There’s also a climate angle that hits differently in Southeast Asia. Brewing with room-temperature water in a country where ambient temperature is already 28–32°C year-round changes the calculus compared to, say, a lab in Melbourne. Whether that affects extraction consistency is worth investigating. Malaysian baristas who geek out on water chemistry and temperature stability would be the right people to find out.
The format question is interesting too. Right now, ultrasonic brewing exists as a research prototype, not a commercial machine. But the portafilter-as-reactor design suggests it could theoretically bolt onto existing espresso infrastructure rather than replace it. That’s a much easier sell to a café owner than ripping out their La Marzocca.
On the chain side — Zus, PappaRich’s coffee plays, the fast-growing drive-thru formats expanding outside the Klang Valley — the appeal would be different. For high-volume operations, energy and equipment maintenance costs compound fast across dozens of outlets. If ultrasonic ever scales to a commercial unit with proven consistency, procurement teams at those groups will notice.
For now, this is still a “watch this space” story. The research needs replication, independent sensory testing, and eventually someone willing to run it in a real café environment before anyone should make purchasing decisions based on it. But the trajectory is worth tracking.

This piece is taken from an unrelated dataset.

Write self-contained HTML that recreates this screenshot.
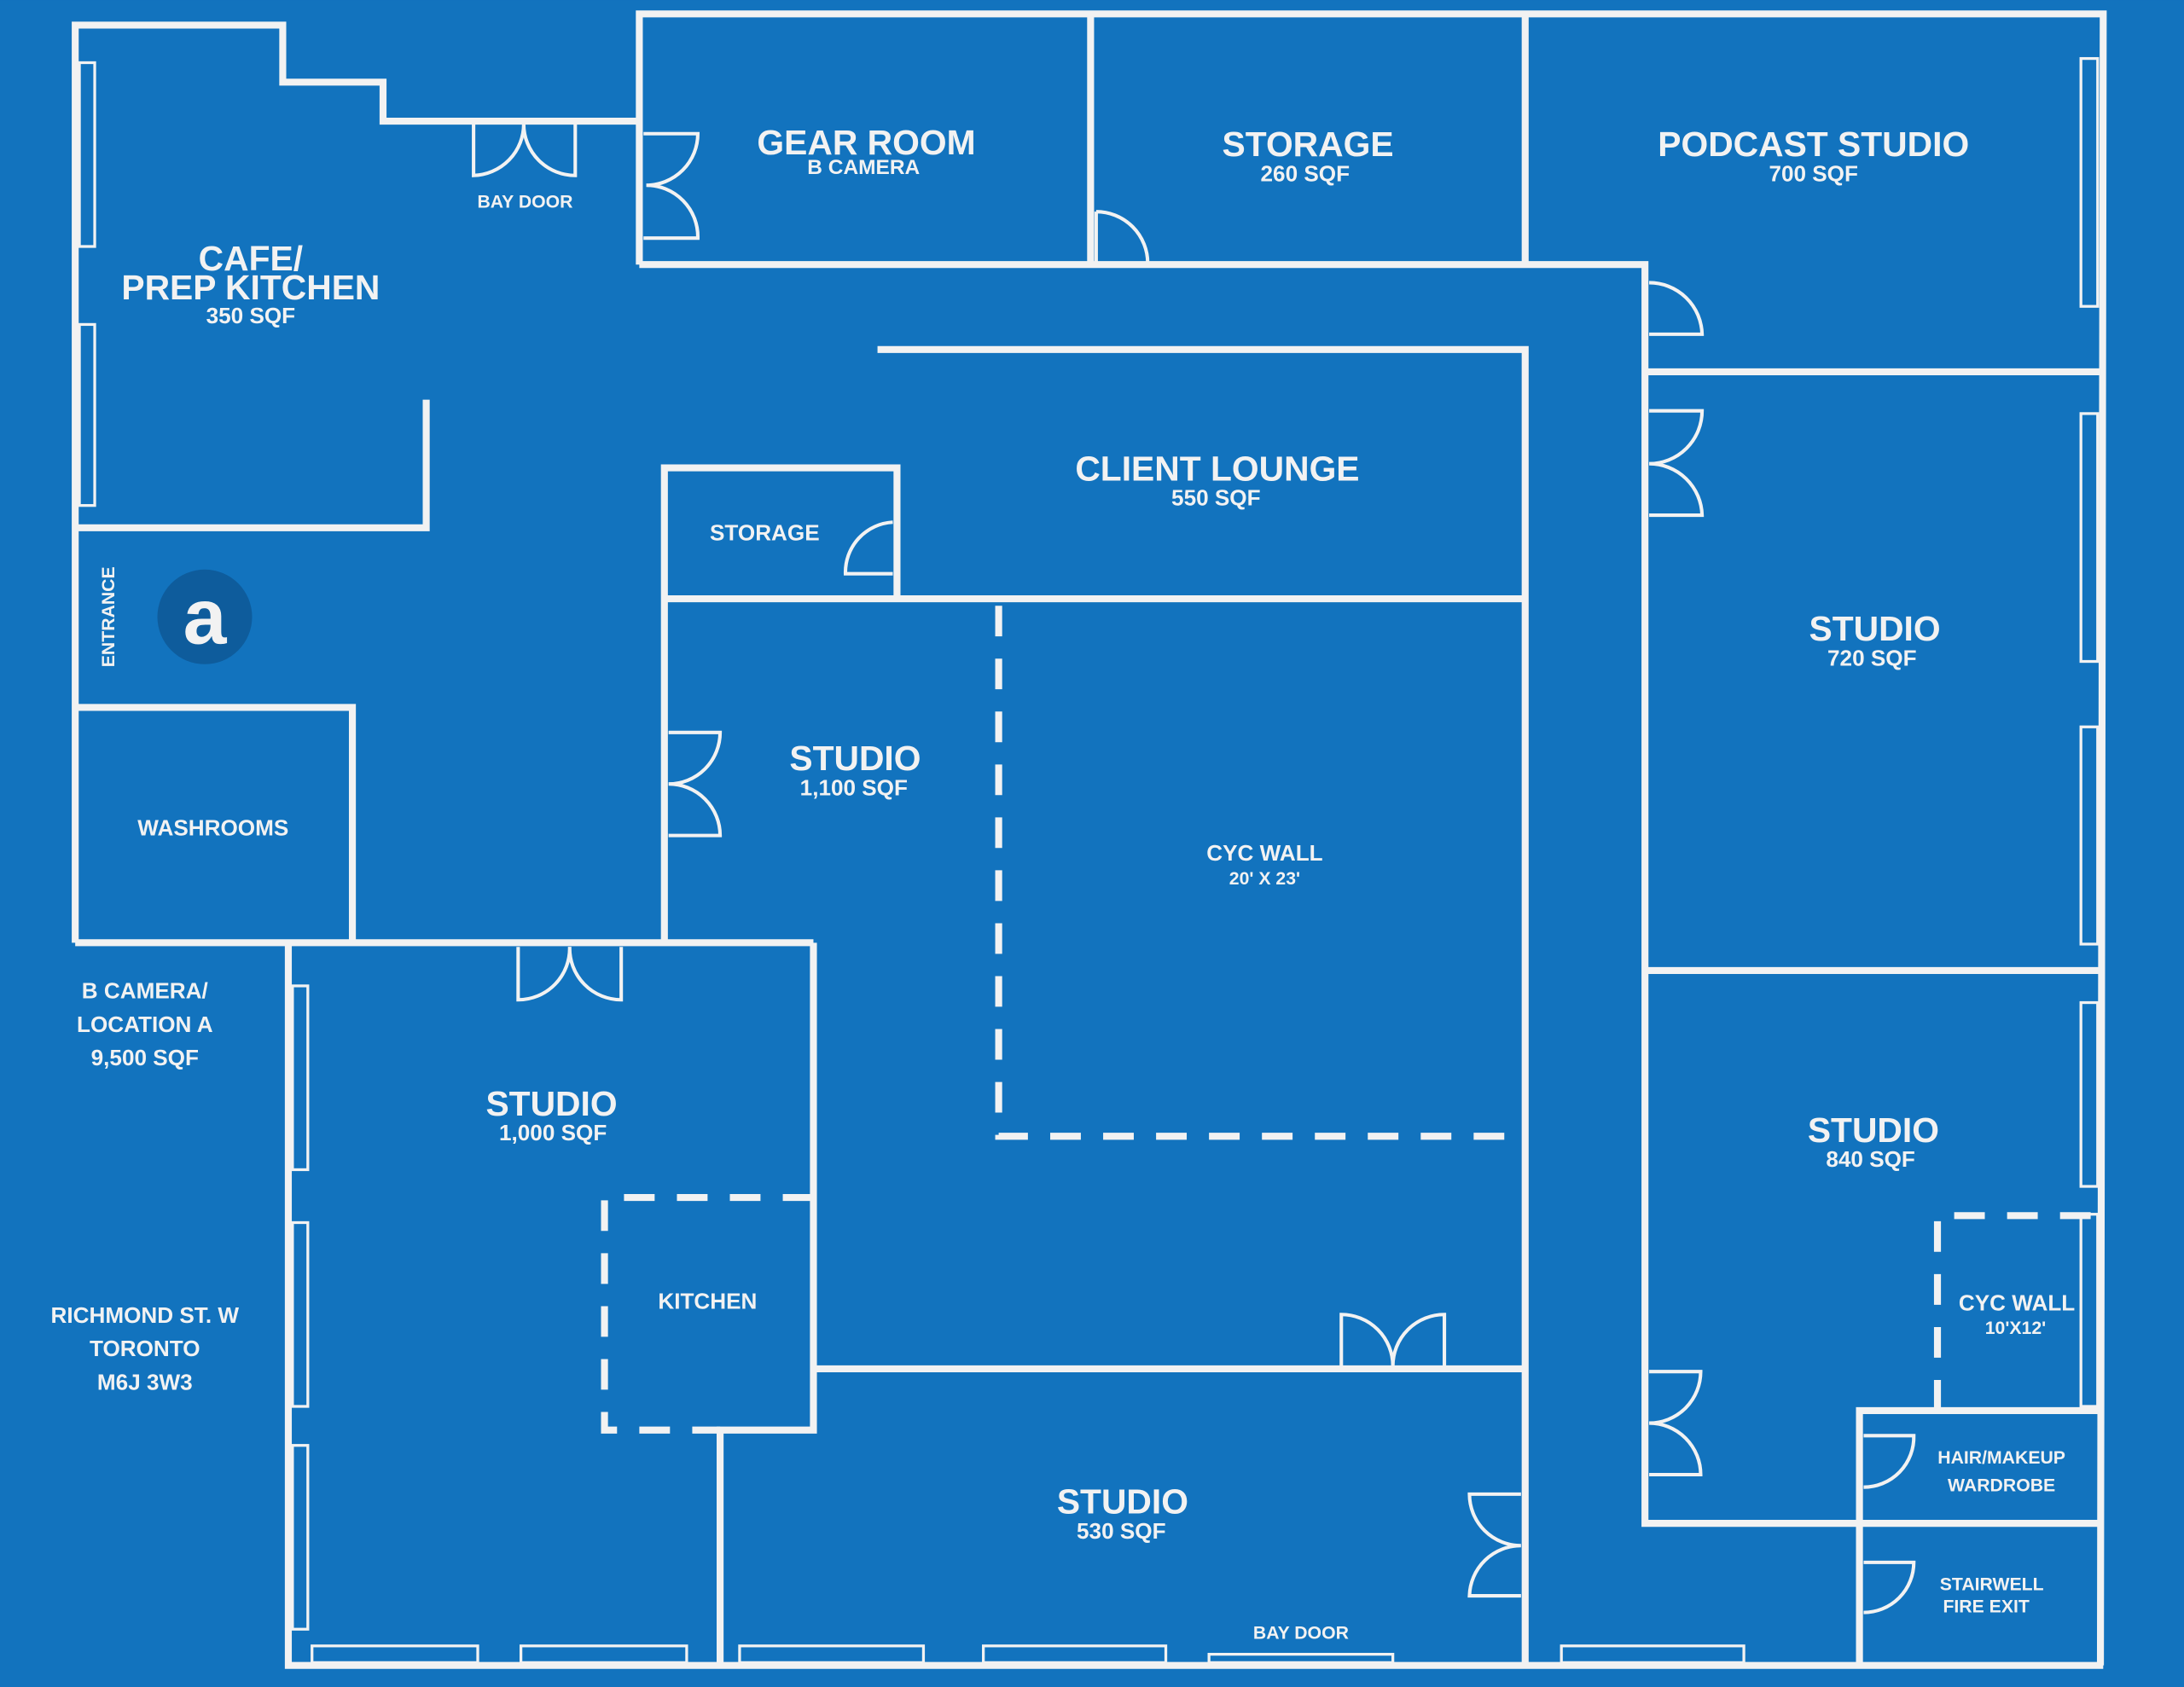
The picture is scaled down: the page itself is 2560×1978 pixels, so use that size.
<!DOCTYPE html>
<html><head><meta charset="utf-8"><style>
html,body{margin:0;padding:0;background:#1273BE;}
svg{display:block}
text{font-family:"Liberation Sans",sans-serif;font-weight:bold;fill:#F2F2F2;text-anchor:middle}
</style></head><body>
<svg width="2560" height="1978" viewBox="0 0 1568 1211.5" xmlns="http://www.w3.org/2000/svg">
<rect width="1568" height="1212" fill="#1273BE"/>
<g fill="none" stroke="#F2F2F2" stroke-width="5">
<!-- cafe -->
<polyline points="54,677 54,18 203,18 203,59 275,59 275,87 459,87"/>
<polyline points="54,379 306,379 306,287"/>
<!-- top block -->
<polyline points="459,190 459,10 1510,10 1508,1196"/>
<line x1="783" y1="10" x2="783" y2="190"/>
<line x1="1095" y1="10" x2="1095" y2="190"/>
<polyline points="459,190 1181,190 1181,1094 1335,1094"/>
<line x1="1181" y1="267" x2="1508" y2="267"/>
<line x1="1181" y1="697" x2="1508" y2="697"/>
<polyline points="630,251 1095,251 1095,1196"/>
<line x1="477" y1="430" x2="1095" y2="430"/>
<polyline points="477,677 477,336 644,336 644,430"/>
<!-- washrooms -->
<polyline points="54,508 253,508 253,677"/>
<line x1="54" y1="677" x2="584" y2="677"/>
<polyline points="207,677 207,1196 1510,1196"/>
<polyline points="584,677 584,1027 517,1027 517,1196"/>
<line x1="584" y1="983" x2="1095" y2="983"/>
<!-- hair/stair -->
<polyline points="1335,1196 1335,1013 1508,1013"/>
<line x1="1335" y1="1094" x2="1508" y2="1094"/>
</g>
<!-- dashed -->
<g fill="none" stroke="#F2F2F2" stroke-width="5" stroke-dasharray="22,16">
<polyline points="717,435 717,816 1095,816"/>
<polyline points="584,860 434,860 434,1027 517,1027"/>
<polyline points="1391,1013 1391,873 1508,873"/>
</g>
<!-- windows -->
<g fill="none" stroke="#F2F2F2" stroke-width="2">
<rect x="57" y="45" width="11" height="132"/><rect x="57" y="233" width="11" height="130"/>
<rect x="1494" y="42" width="12" height="178"/><rect x="1494" y="297" width="12" height="178"/>
<rect x="1494" y="522" width="12" height="156"/><rect x="1494" y="720" width="12" height="132"/>
<rect x="1494" y="872" width="12" height="138"/>
<rect x="210" y="708" width="11" height="132"/><rect x="210" y="878" width="11" height="132"/><rect x="210" y="1038" width="11" height="132"/>
<rect x="224" y="1182" width="119" height="12"/><rect x="374" y="1182" width="119" height="12"/>
<rect x="531" y="1182" width="132" height="12"/><rect x="706" y="1182" width="131" height="12"/>
<rect x="868" y="1188" width="132" height="6"/><rect x="1121" y="1182" width="131" height="12"/>
</g>
<!-- doors -->
<g fill="none" stroke="#F2F2F2" stroke-width="2.5">
<path d="M340,89 V126 A37,37 0 0 0 376,89 M413,89 V126 A37,37 0 0 1 376,89"/>
<path d="M462,96 H501 A37,37 0 0 1 464,133 M462,171 H501 A37,37 0 0 0 464,133"/>
<path d="M787,152 A37,37 0 0 1 824,189 M787,152 V189"/>
<path d="M1184,203 A38,38 0 0 1 1222,240 H1184"/>
<path d="M1184,295 H1222 A38,38 0 0 1 1184,333 M1184,370 H1222 A38,38 0 0 0 1184,333"/>
<path d="M641,375 A36,36 0 0 0 607,412 H641"/>
<path d="M480,526 H517 A37,37 0 0 1 480,563 M480,600 H517 A37,37 0 0 0 480,563"/>
<path d="M372,680 V718 A37,37 0 0 0 409,680 M446,680 V718 A37,37 0 0 1 409,680"/>
<path d="M963,981 V944 A37,37 0 0 1 1000,981 M1037,981 V944 A37,37 0 0 0 1000,981"/>
<path d="M1092,1073 H1055 A37,37 0 0 0 1092,1110 M1092,1146 H1055 A37,37 0 0 1 1092,1110"/>
<path d="M1184,985 H1221 A37,37 0 0 1 1184,1022 M1184,1059 H1221 A37,37 0 0 0 1184,1022"/>
<path d="M1338,1068 A36,36 0 0 0 1374,1031 H1338"/>
<path d="M1338,1158 A36,36 0 0 0 1374,1122 H1338"/>
</g>
<!-- logo -->
<circle cx="147" cy="443" r="34" fill="#0E5C9C"/>
<text x="147" y="462" style="font-size:56px">a</text>
<!-- labels -->
<text x="622" y="111" style="font-size:25px">GEAR ROOM</text>
<text x="620" y="125" style="font-size:15px">B CAMERA</text>
<text x="939" y="112" style="font-size:25px">STORAGE</text>
<text x="937" y="130" style="font-size:16px">260 SQF</text>
<text x="1302" y="112" style="font-size:25px">PODCAST STUDIO</text>
<text x="1302" y="130" style="font-size:16px">700 SQF</text>
<text x="180" y="194" style="font-size:25px">CAFE/</text>
<text x="180" y="215" style="font-size:25px">PREP KITCHEN</text>
<text x="180" y="232" style="font-size:16px">350 SQF</text>
<text x="377" y="149" style="font-size:13px">BAY DOOR</text>
<text x="874" y="345" style="font-size:25px">CLIENT LOUNGE</text>
<text x="873" y="363" style="font-size:16px">550 SQF</text>
<text x="549" y="388" style="font-size:16px">STORAGE</text>
<text x="1346" y="460" style="font-size:25px">STUDIO</text>
<text x="1344" y="478" style="font-size:16px">720 SQF</text>
<text x="614" y="553" style="font-size:25px">STUDIO</text>
<text x="613" y="571" style="font-size:16px">1,100 SQF</text>
<text x="908" y="618" style="font-size:16px">CYC WALL</text>
<text x="908" y="635" style="font-size:13px">20' X 23'</text>
<text x="153" y="600" style="font-size:16px">WASHROOMS</text>
<text x="82" y="443" transform="rotate(-90 82 443)" style="font-size:13px">ENTRANCE</text>
<text x="104" y="717" style="font-size:16px">B CAMERA/</text>
<text x="104" y="741" style="font-size:16px">LOCATION A</text>
<text x="104" y="765" style="font-size:16px">9,500 SQF</text>
<text x="104" y="950" style="font-size:16px">RICHMOND ST. W</text>
<text x="104" y="974" style="font-size:16px">TORONTO</text>
<text x="104" y="998" style="font-size:16px">M6J 3W3</text>
<text x="396" y="801" style="font-size:25px">STUDIO</text>
<text x="397" y="819" style="font-size:16px">1,000 SQF</text>
<text x="508" y="940" style="font-size:16px">KITCHEN</text>
<text x="1345" y="820" style="font-size:25px">STUDIO</text>
<text x="1343" y="838" style="font-size:16px">840 SQF</text>
<text x="1448" y="941" style="font-size:16px">CYC WALL</text>
<text x="1447" y="958" style="font-size:13px">10'X12'</text>
<text x="1437" y="1051" style="font-size:13px">HAIR/MAKEUP</text>
<text x="1437" y="1071" style="font-size:13px">WARDROBE</text>
<text x="1430" y="1142" style="font-size:13px">STAIRWELL</text>
<text x="1426" y="1158" style="font-size:13px">FIRE EXIT</text>
<text x="806" y="1087" style="font-size:25px">STUDIO</text>
<text x="805" y="1105" style="font-size:16px">530 SQF</text>
<text x="934" y="1177" style="font-size:13px">BAY DOOR</text>
</svg>
</body></html>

The specialty coffee industry has a habit of dismissing anything that doesn’t look like a La Pavoni from 1961, and then quietly adopting it five years later. Ultrasonic extraction might end up being one of those things. Or it might turn out that heat really is irreplaceable and this produces technically correct but emotionally hollow coffee.
Either way, Malaysian baristas are exactly the audience who should be running those tests.